Recommendations identify the architecture pattern, the operating discipline, the audit posture, and the lifecycle treatment required to make identity at AI-infrastructure scale operationally bounded. The paper is offered as a counter to the consolidation-and-simplification narrative that has dominated industry discourse on identity scaling and that has produced the failure modes the paper documents.
This paper grounds its argument in a specific architectural pattern: the single Active Directory domain anchored in a single geographic region, typically Taipei or another Asia-Pacific hub, with all writable domain controllers concentrated in that region and read-only domain controllers absent from the United States, EMEA, manufacturing, and operational technology sites that depend on the directory. The pattern is examined as the limit case of identity centralization.

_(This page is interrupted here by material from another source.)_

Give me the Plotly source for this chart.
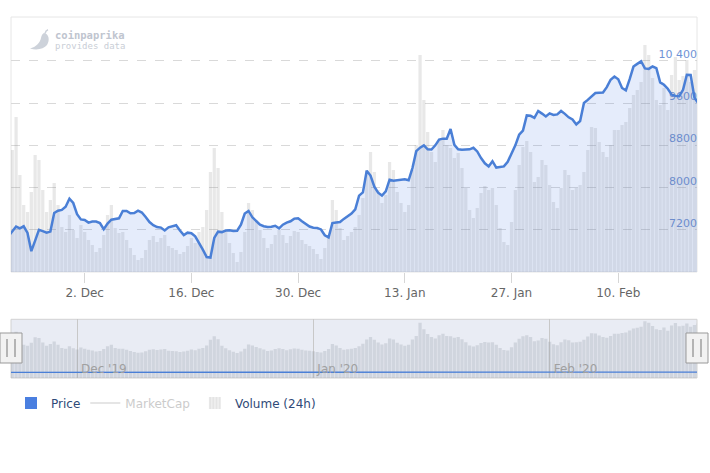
import plotly.graph_objects as go
import pandas as pd

# ---------------- data ----------------
START = "2019-11-22 00:00"
STEP = "12h"

PRICE = [
    7080, 7180, 7265, 7230, 7270, 7145, 6800, 7000, 7205, 7180,
    7150, 7170, 7520, 7565, 7580, 7640, 7790, 7710, 7500, 7400,
    7390, 7340, 7360, 7360, 7330, 7215, 7320, 7395, 7410, 7420,
    7560, 7560, 7515, 7520, 7565, 7530, 7445, 7350, 7290, 7255,
    7245, 7190, 7250, 7270, 7290, 7190, 7105, 7150, 7140, 7080,
    6960, 6830, 6690, 6680, 7050, 7168, 7160, 7190, 7195, 7183,
    7186, 7300, 7510, 7560, 7440, 7365, 7300, 7272, 7255, 7260,
    7280, 7232, 7300, 7338, 7365, 7415, 7420, 7365, 7310, 7265,
    7244, 7240, 7210, 7100, 7060, 7330, 7340, 7350, 7410, 7454,
    7510, 7590, 7850, 7910, 8320, 8230, 8020, 7905, 7850, 7930,
    8150, 8130, 8140, 8155, 8158, 8140, 8370, 8690, 8756, 8800,
    8725, 8720, 8800, 8910, 8927, 8927, 9110, 8810, 8725, 8715,
    8724, 8724, 8755, 8685, 8560, 8460, 8400, 8500, 8380, 8390,
    8402, 8490, 8640, 8800, 9000, 9080, 9365, 9358, 9320, 9450,
    9400, 9345, 9405, 9375, 9385, 9450, 9395, 9330, 9290, 9195,
    9260, 9600, 9660, 9735, 9790, 9795, 9800, 9900, 10040, 10100,
    10050, 9885, 9840, 10050, 10290, 10340, 10390, 10255, 10245, 10290,
    10260, 9990, 9945, 9870, 9760, 9735, 9730, 9850, 10135, 10130,
    9700, 9600,
]

VOLUME_BN = [
    28.4, 34.4, 41.0, 29.4, 23.4, 22.0, 26.0, 33.4, 32.4, 26.4,
    22.0, 24.4, 27.8, 23.4, 19.0, 18.0, 21.4, 18.4, 16.8, 19.4,
    18.0, 16.4, 15.4, 14.0, 14.8, 17.4, 21.4, 23.4, 18.8, 17.8,
    18.0, 16.4, 14.8, 13.4, 12.4, 12.8, 14.4, 16.4, 17.2, 16.0,
    16.8, 17.4, 15.2, 14.8, 14.4, 13.6, 14.0, 15.2, 16.8, 15.8,
    18.0, 19.0, 22.4, 30.0, 34.8, 30.8, 22.0, 18.4, 15.8, 13.8,
    12.0, 14.0, 18.0, 23.8, 22.4, 20.4, 18.4, 16.8, 14.8, 15.6,
    17.4, 18.4, 17.4, 15.8, 17.2, 18.2, 18.0, 16.4, 15.6, 15.2,
    14.6, 13.6, 12.6, 14.8, 17.4, 24.4, 22.4, 18.8, 16.4, 17.2,
    18.0, 19.0, 21.4, 24.8, 30.4, 34.0, 30.0, 26.4, 23.8, 25.4,
    32.0, 30.4, 26.0, 23.8, 22.0, 23.4, 30.4, 35.4, 53.4, 44.4,
    38.0, 34.0, 32.0, 36.4, 38.4, 35.4, 34.8, 32.8, 33.8, 30.8,
    26.8, 22.4, 20.8, 22.8, 25.8, 27.2, 26.4, 26.8, 23.4, 18.8,
    16.0, 15.4, 20.0, 26.4, 31.4, 35.0, 36.2, 34.0, 28.0, 29.0,
    32.4, 31.4, 27.4, 24.0, 22.8, 26.8, 30.4, 29.4, 26.4, 26.8,
    27.4, 30.0, 34.4, 39.0, 38.8, 36.0, 34.0, 33.0, 35.4, 38.4,
    38.4, 39.4, 40.0, 42.8, 45.4, 46.4, 48.0, 55.4, 53.4, 48.8,
    44.4, 43.4, 46.8, 42.4, 49.4, 53.0, 48.4, 49.2, 52.4, 48.0,
    50.4, 52.4,
]

X_RANGE = ["2019-11-22 08:00", "2020-02-20 08:00"]
PRICE_RANGE = [6406, 11226]
VOLUME_RANGE = [10, 61]
NAV_FLOOR = -22
NAV_VOL_RANGE = [NAV_FLOOR, 58]
NAV_PRICE_RANGE = [-100000, 1000000]

PRICE_TICKS = [7200, 8000, 8800, 9600, 10400]
PRICE_TICK_TEXT = ["7200", "8000", "8800", "9600", "10 400"]
DATE_TICKS = ["2019-12-02", "2019-12-16", "2019-12-30", "2020-01-13", "2020-01-27", "2020-02-10"]
DATE_TICK_TEXT = ["2. Dec", "16. Dec", "30. Dec", "13. Jan", "27. Jan", "10. Feb"]
NAV_TICKS = ["2019-12-01", "2020-01-01", "2020-02-01"]
NAV_TICK_TEXT = ["Dec '19", "Jan '20", "Feb '20"]

assert len(PRICE) == len(VOLUME_BN)
dates = pd.date_range(START, periods=len(PRICE), freq=STEP)

# ---------------- geometry helpers ----------------
W, H = 710, 473
ML, MR, MT, MB = 11, 13, 17, 95
PW, PH = W - ML - MR, H - MT - MB


def px(x):
    return (x - ML) / PW


def py(y):
    return (H - MB - y) / PH


def ppath(cmds):
    out = []
    for c, pts in cmds:
        out.append(c + " " + " ".join(f"{px(a):.5f},{py(b):.5f}" for a, b in pts))
    return " ".join(out)


MAIN_DOM = [py(272), 1.0]
NAV_DOM = [0.0, py(319.3)]

FONT = "DejaVu Sans"
BLUE = "#4a7fd6"

fig = go.Figure()

# main volume columns
fig.add_trace(go.Bar(
    x=dates, y=VOLUME_BN, xaxis="x", yaxis="y",
    marker=dict(color="rgba(130,130,130,0.18)", line=dict(width=0)),
    showlegend=False, hoverinfo="skip",
))
# main price area
fig.add_trace(go.Scatter(
    x=dates, y=PRICE, xaxis="x", yaxis="y2", mode="lines",
    line=dict(color=BLUE, width=2.5, shape="linear"),
    fill="tozeroy", fillcolor="rgba(80,125,225,0.15)",
    showlegend=False,
))
# navigator volume
fig.add_trace(go.Bar(
    x=dates, y=[v - NAV_FLOOR for v in VOLUME_BN], base=NAV_FLOOR,
    xaxis="x2", yaxis="y3",
    marker=dict(color="rgba(140,145,160,0.26)", line=dict(width=0)),
    showlegend=False, hoverinfo="skip",
))
# navigator price line
fig.add_trace(go.Scatter(
    x=dates, y=PRICE, xaxis="x2", yaxis="y4", mode="lines",
    line=dict(color=BLUE, width=1.3), showlegend=False, hoverinfo="skip",
))
# legend entries
fig.add_trace(go.Bar(
    x=[None], y=[None], xaxis="x2", yaxis="y3", name="Price",
    marker=dict(color="#4a7fe0", line=dict(width=0)),
))
fig.add_trace(go.Scatter(
    x=[None], y=[None], xaxis="x2", yaxis="y3", mode="lines",
    name="<span style='color:#999999'>MarketCap</span>",
    line=dict(color="#999999", width=1), visible="legendonly",
))
fig.add_trace(go.Bar(
    x=[None], y=[None], xaxis="x2", yaxis="y3", name="Volume (24h)",
    marker=dict(color="#eeeeee", line=dict(width=0),
                pattern=dict(shape="|", fgcolor="#d6d6d6", size=4, solidity=0.4)),
))

shapes = [
    # navigator background / mask
    dict(type="rect", xref="paper", yref="paper", x0=0, x1=1, y0=NAV_DOM[0], y1=NAV_DOM[1],
         fillcolor="#e9ecf4", line=dict(color="#d2d2d2", width=1), layer="below"),
    # main plot frame
    dict(type="rect", xref="paper", yref="paper", x0=0, x1=1, y0=MAIN_DOM[0], y1=1,
         fillcolor="rgba(0,0,0,0)", line=dict(color="#e6e6e6", width=1), layer="below"),
]
# navigator handles
for cx in (11, 697):
    shapes.append(dict(type="rect", xref="paper", yref="paper",
                       x0=px(cx - 11), x1=px(cx + 11), y0=py(363), y1=py(333),
                       fillcolor="#f2f2f2", line=dict(color="#999999", width=1), layer="above"))
    for dx in (-4, 4):
        shapes.append(dict(type="line", xref="paper", yref="paper",
                           x0=px(cx + dx), x1=px(cx + dx), y0=py(357), y1=py(339),
                           line=dict(color="#777777", width=1), layer="above"))
# logo pepper
shapes.append(dict(type="path", xref="paper", yref="paper", layer="above",
                   path=ppath([("M", [(44, 33)]),
                               ("C", [(49, 34), (50, 40), (47, 45)]),
                               ("C", [(44, 49), (37, 50.5), (30, 48.5)]),
                               ("C", [(36, 47), (40, 43), (41, 38)]),
                               ("C", [(41.5, 35.5), (42.5, 33.5), (44, 33)]),
                               ("Z", [])]).replace("Z ", "Z"),
                   fillcolor="#cdd2da", line=dict(width=0)))
shapes.append(dict(type="path", xref="paper", yref="paper", layer="above",
                   path=ppath([("M", [(45, 33.5)]), ("C", [(45.5, 31.5), (46.5, 30.3), (48, 29.8)])]),
                   line=dict(color="#cdd2da", width=1.5)))

annotations = [
    dict(xref="paper", yref="paper", x=px(53), y=py(35), xanchor="left", yanchor="middle",
         text="<b>coinpaprika</b>", showarrow=False,
         font=dict(family="DejaVu Sans Mono", size=10.5, color="#bfc5cf")),
    dict(xref="paper", yref="paper", x=px(53), y=py(45.7), xanchor="left", yanchor="middle",
         text="provides data", showarrow=False,
         font=dict(family="DejaVu Sans Mono", size=9, color="#c9ced6")),
]

fig.update_layout(
    width=W, height=H, autosize=False,
    margin=dict(l=ML, r=MR, t=MT, b=MB, pad=0),
    paper_bgcolor="white", plot_bgcolor="rgba(0,0,0,0)",
    font=dict(family=FONT, size=12, color="#666666"),
    barmode="overlay", bargap=0.15,
    hovermode=False,
    shapes=shapes, annotations=annotations,
    xaxis=dict(domain=[0, 1], anchor="y", type="date", range=X_RANGE,
               tickvals=DATE_TICKS, ticktext=DATE_TICK_TEXT,
               ticks="outside", ticklen=10, tickcolor="#d6d6d6", tickwidth=1,
               tickfont=dict(family=FONT, size=12, color="#666666"),
               showgrid=False, showline=False, zeroline=False, fixedrange=True),
    yaxis=dict(domain=MAIN_DOM, anchor="x", range=VOLUME_RANGE, visible=False,
               showgrid=False, zeroline=False, fixedrange=True),
    yaxis2=dict(overlaying="y", anchor="x", side="right", range=PRICE_RANGE,
                tickvals=PRICE_TICKS, ticktext=PRICE_TICK_TEXT,
                ticklabelposition="inside", ticklabelshift=-7, ticklabelstandoff=-3,
                ticks="",
                tickfont=dict(family=FONT, size=11, color="#6f93d6"),
                showgrid=True, gridcolor="#d9d9d9", griddash="dash", gridwidth=1,
                showline=False, zeroline=False, layer="below traces", fixedrange=True),
    xaxis2=dict(domain=[0, 1], anchor="y3", type="date", range=X_RANGE,
                tickvals=NAV_TICKS, ticktext=NAV_TICK_TEXT,
                ticklabelposition="inside right", ticklabelshift=4, ticklabelstandoff=-3,
                ticks="",
                tickfont=dict(family=FONT, size=12, color="#a0a0a0"),
                showgrid=True, gridcolor="#c8c8c8", gridwidth=1,
                showline=False, zeroline=False, fixedrange=True),
    yaxis3=dict(domain=NAV_DOM, anchor="x2", range=NAV_VOL_RANGE, visible=False,
                showgrid=False, zeroline=False, fixedrange=True),
    yaxis4=dict(overlaying="y3", anchor="x2", range=NAV_PRICE_RANGE, visible=False,
                showgrid=False, zeroline=False, fixedrange=True),
    legend=dict(orientation="h", x=0, xanchor="left", y=py(403), yanchor="middle",
                font=dict(family=FONT, size=12, color="#2f4a78"),
                bgcolor="rgba(0,0,0,0)", itemclick=False, itemdoubleclick=False),
)

fig.write_html("out.html")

Geographic and temporal scope. The analysis is global, with detailed regional treatment of the United States and EMEA operational impacts. The temporal scope is the 2024 through 2030 operating envelope, with retrospective grounding in 2018 through 2024 deployment patterns and forward projection into the 2030 through 2035 AI-factory build cadence. The analytical posture is the practitioner-grounded engineering argument: every claim is supported by either a cited primary source, a quantitative model whose assumptions are stated explicitly, or the author’s expert analysis informed by direct operating experience.
Executive Summary
Identity is the substrate of every authorization decision in the modern AI-infrastructure operating environment. When identity scales correctly the substrate is invisible, the audit posture is straightforward, and the regulatory envelope holds across jurisdictions. When identity scales incorrectly the substrate becomes the operational bottleneck, the audit posture collapses, and the regulatory envelope opens to multiple simultaneous exposures.
Finding one. The industry has scaled identity the wrong way at multiple major operators over the past three years. The dominant failure pattern is directory consolidation that exceeded the regulatory envelope of one or more jurisdictions in which the operator operates, producing audit-evidence collapse and remediation cost that exceeded the consolidation savings.
Finding two. The second-most-common failure pattern is authentication centralization without a corresponding resilience architecture, producing operational outages when the centralized authentication path fails and producing audit-evidence loss when the centralized authentication path is compromised.
Finding three. The third-most-common failure pattern is authorization simplification that aggregated principal-level controls into role-level controls without preserving the principal-level audit trail, producing audit-evidence gaps that the regulatory envelope cannot tolerate.
Recommendation one. Architect identity at the four-layer object level rather than at the directory-product level. The architecture envelope specifies the directory boundary, the authentication-resilience requirement, the authorization-evidence requirement, and the audit-fragmentation tolerance.
Recommendation two. Maintain identity discipline through the lifecycle. The discipline includes regular audit-evidence verification, regular resilience-pattern exercise, and regular authorization-control review. The discipline is operating-model machinery, not a one-time architectural decision.
The paper is offered to chief information security officers, chief information officers, audit and compliance functions, and the operating engineering teams whose decisions over the next two capital cycles will determine whether the operator’s identity substrate scales correctly or repeats the failure patterns the paper documents.
Finding four. The latency physics of cross-Pacific authentication imposes a measurable daily productivity tax on every workstation outside the centralized domain controller’s region. The tax falls in the range of four to eleven minutes per user per day across logon, Group Policy refresh, Kerberos ticket renewal, and identity-dependent application authentication paths.
Finding five. The single-domain pattern concentrates regulatory exposure across multiple incompatible regulatory regimes simultaneously: GDPR cross-border identity transfer rules, NIS2 essential-services posture requirements, CMMC controlled-unclassified-information protection envelope, HIPAA electronic protected health information security rule, and Sarbanes-Oxley audit-evidence requirements all converge on identity infrastructure that the centralized architecture cannot satisfy without significant remediation.
Finding six. The six named cascade scenarios examined in this paper each individually justify the migration to a distributed identity plane on cost, risk, and operational-resilience grounds. Cumulatively, they make the migration unavoidable; the only remaining variable is whether the migration is executed under planned capital discipline or under the duress of a realized cascade event.
Recommendation three. Adopt the distributed reference architecture described in Chapter 25 and Appendix B. The architecture deploys writable domain controllers in two or three geographic regions with read-only domain controllers at every operational site, places privileged access workstations in a tiered administrative containment model, and implements identity telemetry and observability per the KPI and telemetry framework.
Recommendation four. Execute the migration on the phased schedule described in Chapter 27, sequencing capital and operating investment over an eighteen-to-thirty-month window aligned with the operator’s existing capital cycle. The migration is achievable without operational disruption when executed on the recommended phasing.
Scenario and forecast. Under the recommended distributed architecture and migration phasing, the operator’s authentication latency, help-desk volume, audit remediation cost, and cascade-exposure surface all converge to industry-benchmark values within thirty months of migration commencement. Under continued operation of the centralized pattern, the operator’s exposure across each dimension continues to compound at the workload growth rate of the AI-factory deployment envelope.